Stephen Daisley Stephen Daisley

Homage to Lyra McKee — the journalist I miss most

Stephen Daisley mourns the intrepid young reporter, shot in Derry last year, who dedicated her life to highlighting injustice in Northern Ireland

Lyra McKee in Belfast, May 2017. Credit: Jess Lowe/Shutterstock. 
issue 16 May 2020

In the two generations since Watergate, the image of the journalist has gone from that of plucky truth-seeker to sensationalist and partisan hack. Somewhere along the way the fresh-faced idealists of All the President’s Men gave way to the dissociative anti-hero of Nightcrawler.

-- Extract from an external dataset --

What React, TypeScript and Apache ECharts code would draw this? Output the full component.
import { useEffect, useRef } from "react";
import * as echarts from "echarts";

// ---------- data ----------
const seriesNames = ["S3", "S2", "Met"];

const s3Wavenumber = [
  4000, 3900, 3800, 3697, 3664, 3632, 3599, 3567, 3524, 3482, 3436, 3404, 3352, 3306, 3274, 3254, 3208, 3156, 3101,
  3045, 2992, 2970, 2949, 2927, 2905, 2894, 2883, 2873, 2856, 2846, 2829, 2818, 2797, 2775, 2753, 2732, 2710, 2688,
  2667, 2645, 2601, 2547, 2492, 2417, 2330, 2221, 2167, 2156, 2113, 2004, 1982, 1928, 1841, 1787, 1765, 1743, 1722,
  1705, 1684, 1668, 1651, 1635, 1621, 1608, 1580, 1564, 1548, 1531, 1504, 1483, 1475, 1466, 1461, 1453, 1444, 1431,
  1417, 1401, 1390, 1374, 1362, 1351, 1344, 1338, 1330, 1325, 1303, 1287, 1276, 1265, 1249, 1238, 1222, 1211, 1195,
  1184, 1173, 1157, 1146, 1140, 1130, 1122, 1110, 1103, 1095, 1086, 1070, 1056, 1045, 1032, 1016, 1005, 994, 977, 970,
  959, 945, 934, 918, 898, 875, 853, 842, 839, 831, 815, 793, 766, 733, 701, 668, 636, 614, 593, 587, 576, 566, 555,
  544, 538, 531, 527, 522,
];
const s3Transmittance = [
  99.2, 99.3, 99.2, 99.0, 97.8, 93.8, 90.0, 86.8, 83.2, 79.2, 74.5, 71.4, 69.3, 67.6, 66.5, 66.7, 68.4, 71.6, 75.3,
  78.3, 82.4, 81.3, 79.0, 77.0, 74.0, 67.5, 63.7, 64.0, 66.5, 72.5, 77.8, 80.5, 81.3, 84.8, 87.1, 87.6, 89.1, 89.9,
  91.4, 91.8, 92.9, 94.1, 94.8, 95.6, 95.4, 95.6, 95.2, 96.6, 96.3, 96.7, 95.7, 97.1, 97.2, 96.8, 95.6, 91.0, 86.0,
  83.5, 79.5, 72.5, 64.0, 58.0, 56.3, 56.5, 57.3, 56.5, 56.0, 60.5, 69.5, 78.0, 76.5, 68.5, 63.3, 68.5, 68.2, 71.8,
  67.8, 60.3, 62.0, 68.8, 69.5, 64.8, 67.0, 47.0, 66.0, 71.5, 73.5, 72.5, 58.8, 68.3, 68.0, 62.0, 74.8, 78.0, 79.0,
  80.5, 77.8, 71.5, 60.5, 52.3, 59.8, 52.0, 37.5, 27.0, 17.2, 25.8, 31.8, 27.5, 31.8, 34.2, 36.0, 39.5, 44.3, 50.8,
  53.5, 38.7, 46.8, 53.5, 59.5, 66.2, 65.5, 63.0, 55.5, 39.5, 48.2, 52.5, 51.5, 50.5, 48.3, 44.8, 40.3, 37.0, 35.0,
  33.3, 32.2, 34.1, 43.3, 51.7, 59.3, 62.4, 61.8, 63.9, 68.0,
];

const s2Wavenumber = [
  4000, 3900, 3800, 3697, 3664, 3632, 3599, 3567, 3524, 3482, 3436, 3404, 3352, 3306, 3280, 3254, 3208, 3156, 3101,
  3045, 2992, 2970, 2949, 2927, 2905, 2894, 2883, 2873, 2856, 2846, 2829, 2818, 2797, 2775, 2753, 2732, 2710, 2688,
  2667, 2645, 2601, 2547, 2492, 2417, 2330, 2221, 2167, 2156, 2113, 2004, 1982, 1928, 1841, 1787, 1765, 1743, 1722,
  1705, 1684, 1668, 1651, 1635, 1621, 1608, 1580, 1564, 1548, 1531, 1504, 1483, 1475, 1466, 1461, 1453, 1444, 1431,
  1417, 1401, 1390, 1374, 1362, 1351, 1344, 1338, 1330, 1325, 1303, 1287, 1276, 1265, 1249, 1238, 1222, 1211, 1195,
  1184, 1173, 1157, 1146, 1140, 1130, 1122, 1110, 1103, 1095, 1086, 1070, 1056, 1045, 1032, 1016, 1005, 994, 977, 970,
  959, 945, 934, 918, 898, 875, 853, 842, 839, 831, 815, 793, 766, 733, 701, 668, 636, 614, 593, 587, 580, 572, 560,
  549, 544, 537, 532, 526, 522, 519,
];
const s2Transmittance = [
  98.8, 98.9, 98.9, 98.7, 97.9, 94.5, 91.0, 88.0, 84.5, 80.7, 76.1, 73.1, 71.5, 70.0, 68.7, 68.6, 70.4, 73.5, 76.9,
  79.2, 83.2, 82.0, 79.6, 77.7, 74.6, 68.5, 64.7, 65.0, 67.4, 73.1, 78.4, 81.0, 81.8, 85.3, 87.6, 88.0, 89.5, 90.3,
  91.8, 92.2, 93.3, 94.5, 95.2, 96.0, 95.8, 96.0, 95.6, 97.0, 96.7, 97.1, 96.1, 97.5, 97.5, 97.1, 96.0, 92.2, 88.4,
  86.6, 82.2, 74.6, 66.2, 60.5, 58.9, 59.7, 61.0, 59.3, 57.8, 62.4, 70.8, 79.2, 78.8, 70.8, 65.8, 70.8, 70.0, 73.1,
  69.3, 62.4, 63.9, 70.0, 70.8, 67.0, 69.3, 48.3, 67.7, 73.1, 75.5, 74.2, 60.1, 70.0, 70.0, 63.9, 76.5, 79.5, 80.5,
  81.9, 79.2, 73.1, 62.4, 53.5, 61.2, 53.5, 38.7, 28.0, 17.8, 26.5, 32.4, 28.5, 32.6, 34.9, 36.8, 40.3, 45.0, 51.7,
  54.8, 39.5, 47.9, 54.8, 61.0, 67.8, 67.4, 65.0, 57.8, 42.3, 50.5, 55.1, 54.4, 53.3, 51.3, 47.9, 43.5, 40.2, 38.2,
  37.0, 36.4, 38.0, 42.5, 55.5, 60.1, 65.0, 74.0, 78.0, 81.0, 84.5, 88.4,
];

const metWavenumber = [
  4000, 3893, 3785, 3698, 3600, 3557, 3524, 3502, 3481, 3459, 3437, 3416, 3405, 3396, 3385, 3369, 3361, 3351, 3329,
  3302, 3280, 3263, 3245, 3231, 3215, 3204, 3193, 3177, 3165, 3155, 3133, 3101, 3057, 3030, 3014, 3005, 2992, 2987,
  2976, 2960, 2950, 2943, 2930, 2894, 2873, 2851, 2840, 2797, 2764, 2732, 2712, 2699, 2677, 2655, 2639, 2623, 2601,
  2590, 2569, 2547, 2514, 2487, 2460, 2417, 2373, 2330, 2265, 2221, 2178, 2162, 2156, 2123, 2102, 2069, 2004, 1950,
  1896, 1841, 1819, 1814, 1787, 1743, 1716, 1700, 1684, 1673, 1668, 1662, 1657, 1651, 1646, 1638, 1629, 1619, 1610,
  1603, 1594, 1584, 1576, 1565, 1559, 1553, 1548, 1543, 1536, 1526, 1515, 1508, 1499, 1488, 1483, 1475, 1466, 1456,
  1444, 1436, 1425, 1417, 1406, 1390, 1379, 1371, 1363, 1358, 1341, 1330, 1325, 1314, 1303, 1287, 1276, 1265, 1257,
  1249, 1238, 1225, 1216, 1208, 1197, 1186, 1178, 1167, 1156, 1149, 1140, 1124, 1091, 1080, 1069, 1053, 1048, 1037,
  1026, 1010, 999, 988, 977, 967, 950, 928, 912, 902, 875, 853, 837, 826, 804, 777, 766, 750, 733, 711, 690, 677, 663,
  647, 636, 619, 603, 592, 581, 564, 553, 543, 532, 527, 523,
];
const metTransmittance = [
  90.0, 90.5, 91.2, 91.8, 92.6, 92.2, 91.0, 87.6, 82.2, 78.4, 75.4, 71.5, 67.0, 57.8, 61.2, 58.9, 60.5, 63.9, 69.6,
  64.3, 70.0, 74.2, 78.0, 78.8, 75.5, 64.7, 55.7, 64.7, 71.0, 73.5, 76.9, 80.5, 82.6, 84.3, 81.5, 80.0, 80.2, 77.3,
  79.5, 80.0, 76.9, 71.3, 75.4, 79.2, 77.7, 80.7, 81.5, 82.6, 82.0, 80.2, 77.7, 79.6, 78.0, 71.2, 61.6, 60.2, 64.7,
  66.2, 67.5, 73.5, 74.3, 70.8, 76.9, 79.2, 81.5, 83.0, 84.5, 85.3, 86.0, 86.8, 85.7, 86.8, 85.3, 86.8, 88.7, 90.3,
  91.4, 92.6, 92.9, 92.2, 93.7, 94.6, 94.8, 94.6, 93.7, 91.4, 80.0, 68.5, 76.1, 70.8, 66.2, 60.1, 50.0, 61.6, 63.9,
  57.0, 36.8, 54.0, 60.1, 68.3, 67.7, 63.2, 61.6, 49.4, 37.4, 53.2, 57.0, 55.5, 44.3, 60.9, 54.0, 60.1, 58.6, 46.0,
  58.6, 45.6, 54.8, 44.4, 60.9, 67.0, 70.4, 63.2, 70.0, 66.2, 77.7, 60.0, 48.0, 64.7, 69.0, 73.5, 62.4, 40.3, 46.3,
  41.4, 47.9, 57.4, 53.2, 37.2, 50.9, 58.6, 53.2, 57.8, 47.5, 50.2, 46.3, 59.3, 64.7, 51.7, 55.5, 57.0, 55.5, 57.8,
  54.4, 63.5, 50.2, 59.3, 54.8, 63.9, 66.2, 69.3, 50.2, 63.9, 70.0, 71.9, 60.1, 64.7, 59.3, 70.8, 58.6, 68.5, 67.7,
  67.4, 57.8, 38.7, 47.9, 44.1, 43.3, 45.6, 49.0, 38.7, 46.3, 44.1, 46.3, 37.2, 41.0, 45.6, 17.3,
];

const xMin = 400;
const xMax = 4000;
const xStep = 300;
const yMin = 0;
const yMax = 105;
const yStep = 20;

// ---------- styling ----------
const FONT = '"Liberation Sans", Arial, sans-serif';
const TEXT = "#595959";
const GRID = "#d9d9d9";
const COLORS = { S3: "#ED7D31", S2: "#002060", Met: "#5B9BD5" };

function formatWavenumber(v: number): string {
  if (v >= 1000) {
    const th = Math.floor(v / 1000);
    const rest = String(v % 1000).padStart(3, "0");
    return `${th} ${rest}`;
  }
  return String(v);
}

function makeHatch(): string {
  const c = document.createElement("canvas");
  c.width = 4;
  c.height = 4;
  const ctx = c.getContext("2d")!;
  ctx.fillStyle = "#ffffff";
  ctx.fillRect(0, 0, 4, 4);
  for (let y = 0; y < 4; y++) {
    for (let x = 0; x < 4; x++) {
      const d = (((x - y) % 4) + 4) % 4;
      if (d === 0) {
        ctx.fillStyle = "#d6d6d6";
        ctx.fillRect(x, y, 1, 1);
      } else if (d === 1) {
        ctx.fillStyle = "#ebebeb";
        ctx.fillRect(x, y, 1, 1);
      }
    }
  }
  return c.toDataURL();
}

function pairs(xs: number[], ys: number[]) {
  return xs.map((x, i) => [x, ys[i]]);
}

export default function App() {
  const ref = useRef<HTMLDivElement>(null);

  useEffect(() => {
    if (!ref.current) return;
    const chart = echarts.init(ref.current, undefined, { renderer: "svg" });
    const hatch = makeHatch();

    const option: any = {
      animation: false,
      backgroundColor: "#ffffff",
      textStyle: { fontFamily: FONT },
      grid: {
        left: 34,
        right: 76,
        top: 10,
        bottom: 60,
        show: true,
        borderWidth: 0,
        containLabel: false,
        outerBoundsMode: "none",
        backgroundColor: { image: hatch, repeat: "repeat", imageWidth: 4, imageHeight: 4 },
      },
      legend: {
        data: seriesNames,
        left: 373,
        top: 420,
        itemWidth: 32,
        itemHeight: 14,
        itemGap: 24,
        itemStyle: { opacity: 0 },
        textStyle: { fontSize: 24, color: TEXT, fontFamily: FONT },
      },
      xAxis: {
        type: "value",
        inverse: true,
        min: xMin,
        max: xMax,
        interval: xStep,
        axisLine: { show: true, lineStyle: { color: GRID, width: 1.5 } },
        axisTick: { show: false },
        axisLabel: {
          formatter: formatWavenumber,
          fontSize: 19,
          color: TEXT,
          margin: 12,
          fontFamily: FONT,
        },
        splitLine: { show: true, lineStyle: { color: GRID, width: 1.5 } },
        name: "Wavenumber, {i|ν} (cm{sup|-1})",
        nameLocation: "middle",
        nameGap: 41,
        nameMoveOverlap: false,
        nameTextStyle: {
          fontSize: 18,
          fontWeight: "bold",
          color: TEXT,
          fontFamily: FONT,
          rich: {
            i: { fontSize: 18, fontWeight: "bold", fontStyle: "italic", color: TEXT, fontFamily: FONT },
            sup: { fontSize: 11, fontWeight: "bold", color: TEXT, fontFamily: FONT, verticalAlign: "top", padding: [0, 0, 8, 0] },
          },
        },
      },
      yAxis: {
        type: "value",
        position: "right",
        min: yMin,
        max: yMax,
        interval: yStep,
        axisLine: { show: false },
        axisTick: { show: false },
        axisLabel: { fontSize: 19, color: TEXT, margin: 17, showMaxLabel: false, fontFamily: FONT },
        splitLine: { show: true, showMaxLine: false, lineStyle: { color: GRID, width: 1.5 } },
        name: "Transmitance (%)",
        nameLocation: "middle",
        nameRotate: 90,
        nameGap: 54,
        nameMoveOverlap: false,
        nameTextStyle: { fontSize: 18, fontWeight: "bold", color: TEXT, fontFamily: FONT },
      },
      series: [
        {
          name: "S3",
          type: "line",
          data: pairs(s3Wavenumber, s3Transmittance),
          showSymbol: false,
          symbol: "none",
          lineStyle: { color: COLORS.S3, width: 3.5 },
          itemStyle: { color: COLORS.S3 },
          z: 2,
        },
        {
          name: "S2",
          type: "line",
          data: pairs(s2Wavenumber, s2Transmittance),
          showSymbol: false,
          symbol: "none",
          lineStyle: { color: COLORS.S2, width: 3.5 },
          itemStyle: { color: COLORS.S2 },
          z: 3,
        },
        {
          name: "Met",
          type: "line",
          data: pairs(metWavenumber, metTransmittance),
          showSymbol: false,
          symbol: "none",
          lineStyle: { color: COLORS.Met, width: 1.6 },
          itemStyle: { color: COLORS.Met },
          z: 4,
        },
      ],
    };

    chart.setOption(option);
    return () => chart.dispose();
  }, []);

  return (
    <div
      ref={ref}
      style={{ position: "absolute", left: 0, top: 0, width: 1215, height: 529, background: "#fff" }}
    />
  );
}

Corporate-driven news values? Probably. Phone hacking? Definitely. But what grates more is the suspicion that journalism is
a clique that protects its own, disdains its audience and passes off its attitudes and preferences as the neutral norm. The perception isn’t entirely wide of the mark.


Lyra McKee was a one-woman union for the reputation of journalism. To her it was more than blue-tick-on-blue-tick gossip-shopping and SEO-chasing junk news. Journalism had a social purpose and, in that, a dignity. There was no pretended objectivity with Lyra. She was for the poor, the minorities, the refugees, the sex workers, the abused and all those left behind in a country struggling to catch up with a promised but elusive future.